El caso que describo es el de Antonio Muñoz Molina. Estudió Historia del Arte y Periodismo, pero eso no le faculta especialmente. Hay algo más. El creador es, antes que nada, un observador: un tipo que otea y que examina, que se familiariza con lo extraño y que se sorprende con lo evidente. Vemos lo que tenemos delante, aquello que nos frena, que nos sorprende favorable o desfavorablemente. Vemos lo que nos deja indiferentes, aquello que nos repugna, que nos satisface. Pero también podemos no ver, podemos no apreciar lo que está enfrente. Por decisión o por descuido. La mirada no es una mera impresión sensorial: es un delicado ejercicio intelectual, una laboriosa operación. Damos significado a lo que distinguimos. ¿Valiéndonos de qué? De los ojos, pero también de los códigos, de la educación. Muchos vemos poco y pocos ven mucho, alcanzando a descubrir lo que a simple vista no se distingue: por distante o por cercano. Por estar muy lejos, sin que sea posible divisarlo; por estar muy próximo, sin que sea posible advertirlo, de tan obvio que es.
Antonio Muñoz Molina se atreve a mirar, como hiciera Goya en otro tiempo. O como lo hace Edward Hopper, con un realismo fantasioso. O como hacen los científicos con sus lentes. Se atreve a sondear lo que está a nuestro lado y por descuido no vemos. Se atreve a examinar lo obvio. Y se atreve a echar un vistazo a lo distante. Los pintores —como Georges de La Tour, como Juan Genovés, como Miguel Macaya— resaltan lo invisible.
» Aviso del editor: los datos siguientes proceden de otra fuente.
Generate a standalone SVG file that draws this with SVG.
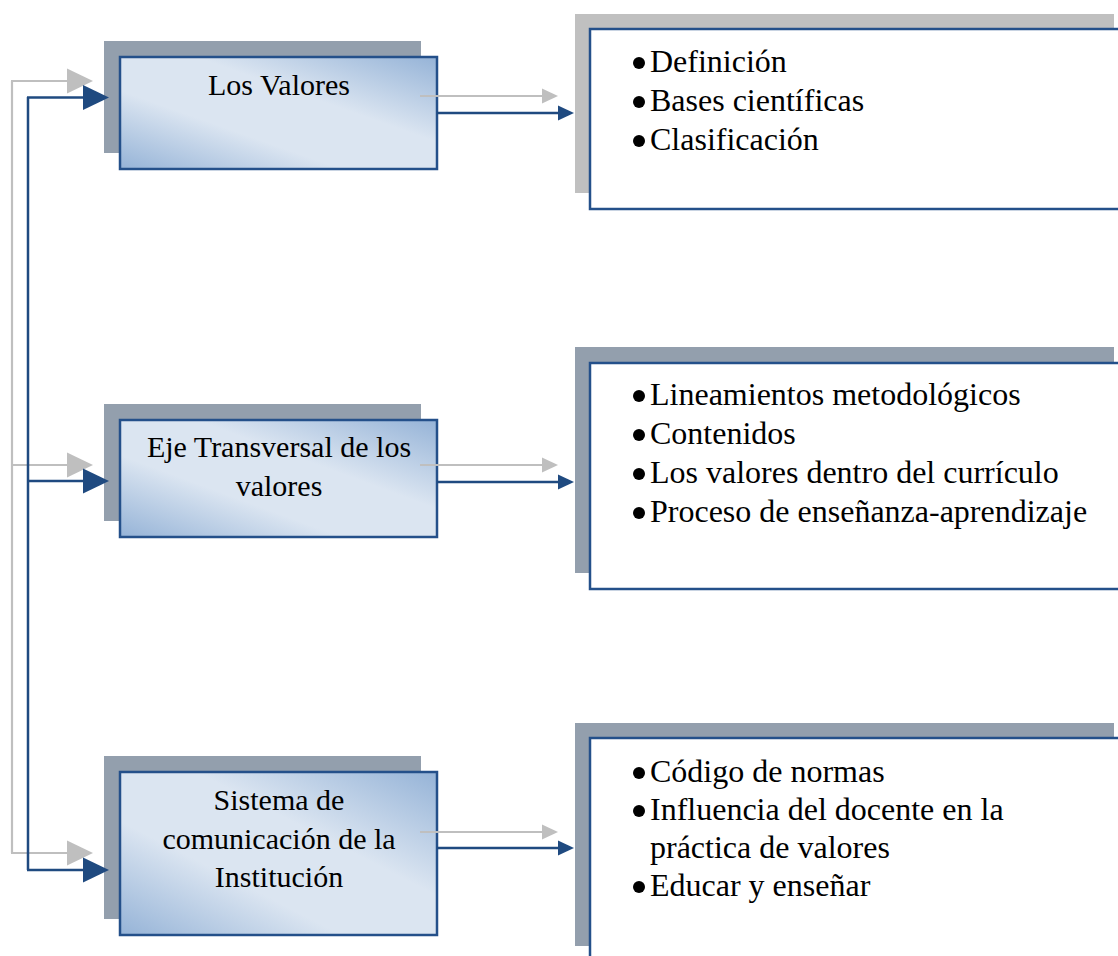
<svg xmlns="http://www.w3.org/2000/svg" width="1118" height="956" viewBox="0 0 1118 956">
<style>
.sh{fill:#939fad}
.sh2{fill:#c0c0c0}
.lb{fill:url(#g);stroke:#24508a;stroke-width:2.5}
.rb{fill:#fff;stroke:#24508a;stroke-width:2.5}
.t{font-family:"Liberation Serif","Times New Roman",serif;font-size:30px;fill:#000}
.c{text-anchor:middle}
.r{font-family:"Liberation Serif","Times New Roman",serif;font-size:32px;fill:#000}
.bu{fill:#000}
.gl{stroke:#bfbfbf;stroke-width:2.2;fill:none}
.bl{stroke:#1f4a80;stroke-width:2.5;fill:none}
</style>
<defs>
<linearGradient id="g" x1="0" y1="1" x2="1" y2="0">
<stop offset="0" stop-color="#95b3d7"/>
<stop offset="0.35" stop-color="#dbe5f1"/>
<stop offset="0.62" stop-color="#dbe5f1"/>
<stop offset="1" stop-color="#95b3d7"/>
</linearGradient>
<marker id="hbB" markerUnits="userSpaceOnUse" markerWidth="26" markerHeight="25" refX="0" refY="12.5" orient="auto" overflow="visible"><path d="M0,0 L26,12.5 L0,25 z" fill="#1f4a80"/></marker>
<marker id="hbG" markerUnits="userSpaceOnUse" markerWidth="26" markerHeight="25" refX="0" refY="12.5" orient="auto" overflow="visible"><path d="M0,0 L26,12.5 L0,25 z" fill="#bfbfbf"/></marker>
<marker id="hsB" markerUnits="userSpaceOnUse" markerWidth="16" markerHeight="15" refX="0" refY="7.5" orient="auto" overflow="visible"><path d="M0,0 L16,7.5 L0,15 z" fill="#1f4a80"/></marker>
<marker id="hsG" markerUnits="userSpaceOnUse" markerWidth="16" markerHeight="15" refX="0" refY="7.5" orient="auto" overflow="visible"><path d="M0,0 L16,7.5 L0,15 z" fill="#bfbfbf"/></marker>
</defs>
<rect width="1118" height="956" fill="#fff"/>

<g id="n1">
<rect class="sh" x="104" y="41" width="317" height="112"/>
<rect class="lb" x="120" y="57" width="317" height="112"/>
<text class="t c" x="279" y="95">Los Valores</text>
</g>
<g id="n2">
<rect class="sh" x="104" y="404" width="317" height="117"/>
<rect class="lb" x="120" y="420" width="317" height="117"/>
<text class="t c" x="279" y="457">Eje Transversal de los</text>
<text class="t c" x="279" y="496">valores</text>
</g>
<g id="n3">
<rect class="sh" x="104" y="756" width="317" height="163"/>
<rect class="lb" x="120" y="772" width="317" height="163"/>
<text class="t c" x="279" y="810">Sistema de</text>
<text class="t c" x="279" y="849">comunicación de la</text>
<text class="t c" x="279" y="887">Institución</text>
</g>

<g id="r1">
<rect class="sh2" x="575" y="14" width="539" height="179"/>
<rect class="rb" x="590" y="29" width="540" height="180"/>
<circle class="bu" cx="639" cy="63" r="6"/>
<circle class="bu" cx="639" cy="102" r="6"/>
<circle class="bu" cx="639" cy="141" r="6"/>
<text class="r" x="650" y="72">Definición</text>
<text class="r" x="650" y="111">Bases científicas</text>
<text class="r" x="650" y="150">Clasificación</text>
</g>
<g id="r2">
<rect class="sh" x="575" y="347" width="539" height="226"/>
<rect class="rb" x="590" y="363" width="540" height="226"/>
<circle class="bu" cx="639" cy="396" r="6"/>
<circle class="bu" cx="639" cy="435" r="6"/>
<circle class="bu" cx="639" cy="474" r="6"/>
<circle class="bu" cx="639" cy="513" r="6"/>
<text class="r" x="650" y="405">Lineamientos metodológicos</text>
<text class="r" x="650" y="444">Contenidos</text>
<text class="r" x="650" y="483">Los valores dentro del currículo</text>
<text class="r" x="650" y="522">Proceso de enseñanza-aprendizaje</text>
</g>
<g id="r3">
<rect class="sh" x="575" y="723" width="539" height="223"/>
<rect class="rb" x="590" y="738" width="540" height="240"/>
<circle class="bu" cx="639" cy="773" r="6"/>
<circle class="bu" cx="639" cy="811" r="6"/>
<circle class="bu" cx="639" cy="887" r="6"/>
<text class="r" x="650" y="782">Código de normas</text>
<text class="r" x="650" y="820">Influencia del docente en la</text>
<text class="r" x="650" y="858">práctica de valores</text>
<text class="r" x="650" y="896">Educar y enseñar</text>
</g>

<g id="connectors">
<path class="gl" d="M12,81 V853"/>
<path class="gl" d="M11,81 H67" marker-end="url(#hbG)"/>
<path class="gl" d="M12,465 H67" marker-end="url(#hbG)"/>
<path class="gl" d="M11,853 H67" marker-end="url(#hbG)"/>
<path class="bl" d="M28,97 V870"/>
<path class="bl" d="M27,97.5 H83" marker-end="url(#hbB)"/>
<path class="bl" d="M28,481 H83" marker-end="url(#hbB)"/>
<path class="bl" d="M27,870 H83" marker-end="url(#hbB)"/>
<path class="gl" d="M420,96 H542" marker-end="url(#hsG)"/>
<path class="gl" d="M420,465 H542" marker-end="url(#hsG)"/>
<path class="gl" d="M420,832 H542" marker-end="url(#hsG)"/>
<path class="bl" d="M437,113 H558" marker-end="url(#hsB)"/>
<path class="bl" d="M437,482 H558" marker-end="url(#hsB)"/>
<path class="bl" d="M437,848 H558" marker-end="url(#hsB)"/>
</g>
</svg>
Decía Gustave Flaubert que cualquier cosa observada de cerca, empieza a perder la impresión de familiaridad o de extrañeza, pero además comienza a ser interesante, incluso monstruosa o común. Una piel con sus poros, un país con sus agujeros. Un pasado con sus mitos, un porvenir en ruinas.
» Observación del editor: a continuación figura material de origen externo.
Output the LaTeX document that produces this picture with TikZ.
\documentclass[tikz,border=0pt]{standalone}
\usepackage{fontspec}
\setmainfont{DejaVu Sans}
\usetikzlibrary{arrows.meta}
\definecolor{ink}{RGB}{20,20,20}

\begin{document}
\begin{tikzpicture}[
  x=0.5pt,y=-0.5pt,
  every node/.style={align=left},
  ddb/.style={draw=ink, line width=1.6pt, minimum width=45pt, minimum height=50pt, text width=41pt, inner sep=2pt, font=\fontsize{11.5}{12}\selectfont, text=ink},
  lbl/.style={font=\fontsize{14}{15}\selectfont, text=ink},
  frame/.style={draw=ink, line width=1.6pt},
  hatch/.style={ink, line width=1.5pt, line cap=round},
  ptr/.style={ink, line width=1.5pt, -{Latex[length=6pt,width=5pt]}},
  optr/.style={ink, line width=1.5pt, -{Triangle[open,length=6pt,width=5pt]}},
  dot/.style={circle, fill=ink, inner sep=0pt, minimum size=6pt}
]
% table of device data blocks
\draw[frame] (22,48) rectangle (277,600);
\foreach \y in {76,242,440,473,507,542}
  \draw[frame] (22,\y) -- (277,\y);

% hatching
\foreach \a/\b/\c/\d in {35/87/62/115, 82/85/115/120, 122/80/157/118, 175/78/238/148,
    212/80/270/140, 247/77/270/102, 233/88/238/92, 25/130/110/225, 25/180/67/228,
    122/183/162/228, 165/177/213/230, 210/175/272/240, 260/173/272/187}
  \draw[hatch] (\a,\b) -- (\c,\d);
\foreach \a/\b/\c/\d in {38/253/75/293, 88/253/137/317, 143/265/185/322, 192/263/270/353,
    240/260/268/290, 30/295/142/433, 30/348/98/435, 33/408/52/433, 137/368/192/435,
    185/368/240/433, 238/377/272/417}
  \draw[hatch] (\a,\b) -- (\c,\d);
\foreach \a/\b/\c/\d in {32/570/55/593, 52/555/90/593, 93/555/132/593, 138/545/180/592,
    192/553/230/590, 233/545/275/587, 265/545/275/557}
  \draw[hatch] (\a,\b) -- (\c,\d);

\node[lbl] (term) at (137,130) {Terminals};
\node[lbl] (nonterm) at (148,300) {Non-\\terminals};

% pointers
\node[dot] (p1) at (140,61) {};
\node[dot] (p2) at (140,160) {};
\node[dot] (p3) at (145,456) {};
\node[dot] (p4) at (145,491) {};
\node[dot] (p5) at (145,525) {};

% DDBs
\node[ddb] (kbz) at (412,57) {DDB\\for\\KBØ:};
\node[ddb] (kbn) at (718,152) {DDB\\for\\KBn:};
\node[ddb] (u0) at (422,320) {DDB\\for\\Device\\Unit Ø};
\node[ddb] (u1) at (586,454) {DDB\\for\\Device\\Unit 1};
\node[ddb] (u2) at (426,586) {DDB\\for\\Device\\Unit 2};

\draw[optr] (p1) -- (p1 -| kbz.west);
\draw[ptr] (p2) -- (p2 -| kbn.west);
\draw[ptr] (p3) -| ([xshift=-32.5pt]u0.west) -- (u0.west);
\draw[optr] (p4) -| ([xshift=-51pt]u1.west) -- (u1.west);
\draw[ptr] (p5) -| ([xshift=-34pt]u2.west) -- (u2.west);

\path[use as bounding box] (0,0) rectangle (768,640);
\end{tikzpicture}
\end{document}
El atrevimiento de mirar y Todo lo que era sólido son inspecciones. Con prosa libre, con forma demorada y envolvente, sin academicismos y sin barbarismos, sin tedio y sin sobreentendidos, Muñoz Molina se empeña en averiguar el estado de España. Como un antropólogo de la vieja escuela. Como un explorador atento y algo perdido. Habla de su pretérito imperfecto, de su presente continuo y de su futuro incierto. No es un lamento noventayochista ni un ejercicio de estilo. Tampoco contemporiza. El escritor subraya lo que son las normas y lo que son las licencias, lo que es crear y trabajar, lo que es esforzarse humildemente para ver más, más grande o mejor, y lo dice con una sintaxis precisa. Muchas veces estamos despistados y algunos de nuestros contemporáneos descubren y describen lo que nos pasa y no queremos apreciar. Es entonces cuando se demuestra la grandeza del observador. Sin aspavientos señala lo que tantos no saben o no quieren distinguir. La mirada se adelanta.
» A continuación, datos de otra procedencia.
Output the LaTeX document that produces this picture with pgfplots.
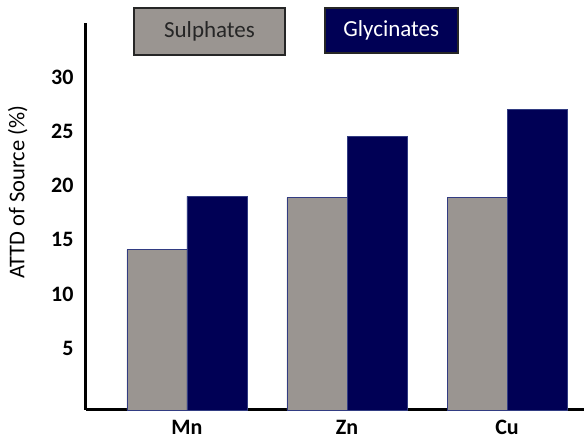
\documentclass[border=0pt]{standalone}
\usepackage{fontspec}
\setmainfont{Carlito}
\usepackage{pgfplots}
\pgfplotsset{compat=1.18}
\definecolor{sulph}{RGB}{154,149,145}
\definecolor{glyc}{RGB}{0,0,85}
\definecolor{edge}{RGB}{50,60,130}
\begin{document}
\begin{tikzpicture}
\begin{axis}[
 scale only axis, width=498pt, height=387pt,
 xmin=-0.631, xmax=2.481, ymin=0, ymax=35.7,
 axis lines=left, axis line style={-, line width=3pt, black},
 ybar=0pt, bar width=0.375,
 xtick={0,1,2}, xticklabels={Mn,Zn,Cu},
 ytick={5,10,...,30},
 major tick length=0pt,
 /pgf/number format/assume math mode=true,
 tick label style={font=\fontsize{22}{26}\selectfont\bfseries},
 yticklabel style={xshift=-9pt, yshift=7.6pt},
 xticklabel style={yshift=-9pt, inner sep=1pt},
 ylabel={ATTD of Source (\%)},
 ylabel style={font=\fontsize{22.5}{26}\selectfont, at={(axis description cs:-0.137,0.563)}, anchor=center},
 clip=false,
]
\addplot[fill=sulph, draw=edge, line width=0.8pt] coordinates {(0,14.8) (1,19.6) (2,19.6)};
\addplot[fill=glyc, draw=edge, line width=0.8pt] coordinates {(0,19.7) (1,25.2) (2,27.7)};
\node[fill=sulph, draw=black!85, line width=2pt, minimum width=151pt, minimum height=47pt, inner sep=0pt, text=black!85, font=\fontsize{23}{27}\selectfont] at (axis description cs:0.248,0.978) {Sulphates};
\node[fill=glyc, draw=black!85, line width=2pt, minimum width=133pt, minimum height=45pt, inner sep=0pt, text=white, font=\fontsize{23}{27}\selectfont] at (axis description cs:0.613,0.981) {Glycinates};
\end{axis}
\pgfresetboundingbox
\path[use as bounding box] ([shift={(-86pt,-33pt)}]current axis.south west) rectangle ([shift={(498pt,410pt)}]current axis.south west);
\end{tikzpicture}
\end{document}
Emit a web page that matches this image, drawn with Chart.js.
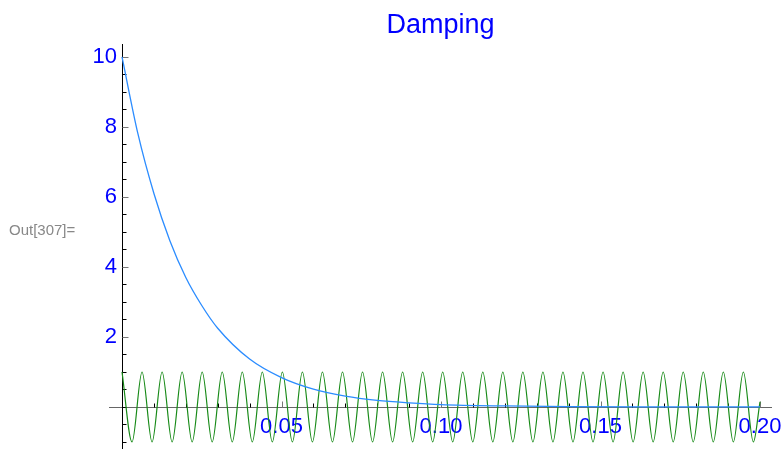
<!DOCTYPE html>
<html>
<head>
<meta charset="utf-8">
<script src="https://cdn.jsdelivr.net/npm/chart.js@4/dist/chart.umd.min.js"></script>
<style>
  html, body { margin: 0; padding: 0; background: #fff; }
  #wrap { position: relative; width: 783px; height: 449px; }
</style>
</head>
<body>
<div id="wrap"><canvas id="plot" width="783" height="449"></canvas></div>
<script>
// amplitude curve
var decayT = [0, 0.005, 0.01, 0.015, 0.02, 0.025, 0.03, 0.04, 0.05, 0.06, 0.07, 0.08, 0.09, 0.10, 0.12, 0.14, 0.17, 0.20];
var decayV = [10, 7.8, 6.1, 4.75, 3.7, 2.9, 2.25, 1.37, 0.84, 0.51, 0.31, 0.19, 0.12, 0.07, 0.03, 0.01, 0.003, 0.001];

// oscillation: peaks and troughs
var oscT = [0, 0.00314, 0.00628, 0.00942, 0.01257, 0.01571, 0.01885, 0.02199, 0.02513, 0.02827,
    0.03142, 0.03456, 0.03770, 0.04084, 0.04398, 0.04712, 0.05027, 0.05341, 0.05655, 0.05969,
    0.06283, 0.06597, 0.06912, 0.07226, 0.07540, 0.07854, 0.08168, 0.08482, 0.08796, 0.09111,
    0.09425, 0.09739, 0.10053, 0.10367, 0.10681, 0.10996, 0.11310, 0.11624, 0.11938, 0.12252,
    0.12566, 0.12881, 0.13195, 0.13509, 0.13823, 0.14137, 0.14451, 0.14765, 0.15080, 0.15394,
    0.15708, 0.16022, 0.16336, 0.16650, 0.16965, 0.17279, 0.17593, 0.17907, 0.18221, 0.18535,
    0.18850, 0.19164, 0.19478, 0.19792, 0.2];
var oscV = [1, -1, 1, -1, 1, -1, 1, -1, 1, -1,
    1, -1, 1, -1, 1, -1, 1, -1, 1, -1,
    1, -1, 1, -1, 1, -1, 1, -1, 1, -1,
    1, -1, 1, -1, 1, -1, 1, -1, 1, -1,
    1, -1, 1, -1, 1, -1, 1, -1, 1, -1,
    1, -1, 1, -1, 1, -1, 1, -1, 1, -1,
    1, -1, 1, -1, 0.15];

var xMajor = [0.05, 0.10, 0.15, 0.20];
var yMajor = [2, 4, 6, 8, 10];

function pts(t, v) {
    var out = [];
    for (var i = 0; i < t.length; i++) out.push({ x: t[i], y: v[i] });
    return out;
}

// axes through the origin with inward ticks, like the original
var axesPlugin = {
    id: "axes",
    beforeDatasetsDraw: function (chart) {
        var ctx = chart.ctx, a = chart.chartArea;
        var xs = chart.scales.x, ys = chart.scales.y;
        var x0 = Math.round(xs.getPixelForValue(0)) + 0.5;
        var y0 = Math.round(ys.getPixelForValue(0)) + 0.5;
        ctx.save();
        ctx.lineWidth = 1;
        // x axis
        ctx.strokeStyle = "#666";
        ctx.beginPath(); ctx.moveTo(a.left, y0); ctx.lineTo(a.right, y0); ctx.stroke();
        // y axis
        ctx.strokeStyle = "#000";
        ctx.beginPath(); ctx.moveTo(x0, a.top); ctx.lineTo(x0, a.bottom); ctx.stroke();
        // y ticks
        for (var v = -1; v <= 10.01; v += 0.5) {
            var major = yMajor.indexOf(Math.round(v * 10) / 10) >= 0;
            var py = Math.round(ys.getPixelForValue(v)) + 0.5;
            ctx.strokeStyle = major ? "#777" : "#000";
            ctx.beginPath(); ctx.moveTo(x0, py); ctx.lineTo(x0 + (major ? 6 : 4), py); ctx.stroke();
        }
        // x ticks
        for (var k = 1; k <= 20; k++) {
            var t = k / 100;
            var isMaj = k % 5 == 0;
            var px = Math.round(xs.getPixelForValue(t)) + 0.5;
            ctx.strokeStyle = isMaj ? "#777" : "#000";
            ctx.beginPath(); ctx.moveTo(px, y0); ctx.lineTo(px, y0 - (isMaj ? 6 : 4)); ctx.stroke();
        }
        ctx.restore();
    },
    afterDraw: function (chart) {
        var ctx = chart.ctx;
        ctx.save();
        ctx.fillStyle = "#888";
        ctx.font = "15px 'Liberation Sans', Arial, sans-serif";
        ctx.textBaseline = "alphabetic";
        ctx.fillText("Out[307]=", 9, 235);
        ctx.restore();
    }
};

new Chart(document.getElementById("plot"), {
    type: "line",
    data: {
        datasets: [{
            label: "decay",
            data: pts(decayT, decayV),
            borderColor: "#2b8cff",
            borderWidth: 1.3,
            pointRadius: 0,
            cubicInterpolationMode: "monotone",
            fill: false
        }, {
            label: "oscillation",
            data: pts(oscT, oscV),
            borderColor: "#178a17",
            borderWidth: 1.2,
            pointRadius: 0,
            cubicInterpolationMode: "monotone",
            fill: false
        }]
    },
    options: {
        responsive: false,
        animation: false,
        layout: { padding: { left: 109, right: 11, top: 0, bottom: 0 } },
        plugins: {
            legend: { display: false },
            tooltip: { enabled: false },
            title: {
                display: true,
                text: "Damping",
                color: "#0000ff",
                font: { family: "'Liberation Sans', Arial, sans-serif", size: 27, weight: "normal" },
                padding: { top: 9, bottom: 2.6 }
            }
        },
        scales: {
            x: {
                type: "linear",
                min: -0.00408,
                max: 0.20376,
                position: { y: 0 },
                afterFit: function (s) {
                    s.height = 0;
                    s.paddingLeft = 0; s.paddingRight = 0;
                },
                grid: { display: false, drawTicks: false },
                border: { display: false },
                ticks: {
                    stepSize: 0.05,
                    includeBounds: false,
                    autoSkip: false,
                    maxRotation: 0,
                    padding: 7,
                    color: "#0000ff",
                    font: { family: "'Liberation Sans', Arial, sans-serif", size: 22 },
                    callback: function (v) {
                        var r = Math.round(v * 100) / 100;
                        return xMajor.indexOf(r) >= 0 ? r.toFixed(2) : "";
                    }
                }
            },
            y: {
                type: "linear",
                min: -1.2,
                max: 10.37,
                // labels sit a few px left of the axis line drawn at x = 0
                position: { x: -0.0016 },
                afterFit: function (s) {
                    s.width = 0;
                    s.paddingTop = 0; s.paddingBottom = 0;
                },
                grid: { display: false, drawTicks: false },
                border: { display: false },
                ticks: {
                    stepSize: 2,
                    includeBounds: false,
                    autoSkip: false,
                    padding: 0,
                    color: "#0000ff",
                    font: { family: "'Liberation Sans', Arial, sans-serif", size: 22 },
                    callback: function (v) {
                        return yMajor.indexOf(v) >= 0 ? String(v) : "";
                    }
                }
            }
        }
    },
    plugins: [axesPlugin]
});
</script>
</body>
</html>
La principal particularidad de la prosa de Muñoz Molina es su implicación, su identificación, su puesta en escena: con un yo que habla se compromete. Hace de historiador y, para ello, acude a la hemeroteca; hace de crítico y, para ello, se justifica leyendo a especialistas; hace de estudioso y, para ello, se esfuerza, se disciplina. Muñoz Molina no es el intelectual sabelotodo que interviene valiéndose de su nombradía. Es alguien que quiere aprender y que, por tanto, se documenta. El resultado es deslumbrante. Si habla de Goya, sus palabras son atinadas y modestas; si habla del presente de España, su diagnóstico no es fatuo ni grandilocuente: él no vio, no supo ver, los indicios que había en el paisaje y en la prensa, las huellas de un exceso que ahora estamos pagando. La historia de España es eso y el literato admite su ignorancia para examinar con clarividencia. No son precisas muchas erudiciones: la mera consulta del periódico nos alerta. La simple enumeración de noticias de enero y febrero de 2007 nos aturde. Muñoz Molina acumula esas informaciones y provoca un efecto: una vergüenza para los españoles que no quisieron ver, una suntuosidad impostada, artificial. El diagnóstico de Muñoz Molina es, a mi juicio, certero. Es más: es doloroso y lamentable. El país que supo remontar el franquismo, que supo quitarse la herencia carpetovetónica, se sume en las quimeras de nuevo rico.
Y hablando de nuevos ricos, el título Todo lo que era sólido alude a Karl Marx, al Manifiesto comunista (1848). Alude a la capacidad de volver evanescente lo que creíamos arraigado, permanente, estable. La revolución conforma y los espejismos trastornan. Las quimeras españolas —tan bien representadas por los óleos de Goya— son ya una tradición. Esperemos que esta ceguera, esta servidumbre voluntaria, desaparezca.